Seeking more flexible behavior, Stephen Whitelam at Lawrence Berkeley National Laboratory explored driving such systems out of equilibrium, drawing inspiration from diffusion models developed in the mid-2010s. Those models take an image, add noise until it disappears, then train a neural network to reverse the process and reconstruct or generate images from pure noise. Using the Langevin equation from 1908, which describes how systems evolve under strong noise, Whitelam calculated the probabilities of each pixel flipping as an image is corrupted and then derived coupling strengths that reverse the process step by step. Numerical simulations on a tiny training set containing the numerals “0,” “1” and “2” showed that the thermodynamic scheme could retrieve learned digits from noise and even generate new variants not present in the original dataset.
Industry observers see the approach as an important addition to the growing family of probabilistic computing paradigms addressing the rising energy demands of conventional artificial intelligence.
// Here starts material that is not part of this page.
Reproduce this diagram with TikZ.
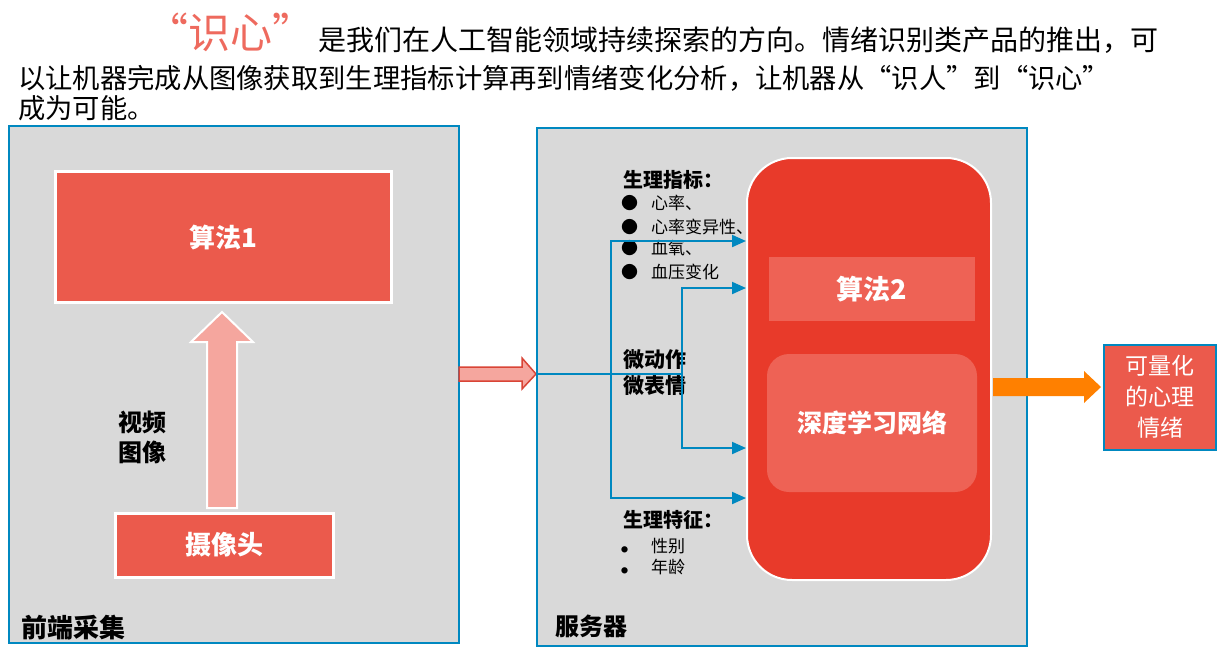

Ramy Shelbaya, CEO of Quantum Dice, which develops quantum-based probabilistic hardware, highlighted both the potential energy savings and the way physics-based models can make learning processes more transparent than traditional “black-box” systems. Although generating three digits from noise is modest compared with state-of-the-art generative artificial intelligence, thermodynamic computing as a concept is only a few years old, and Whitelam is now focused on whether such hardware could be scaled up in a similar fashion to the rapid historical growth of machine learning.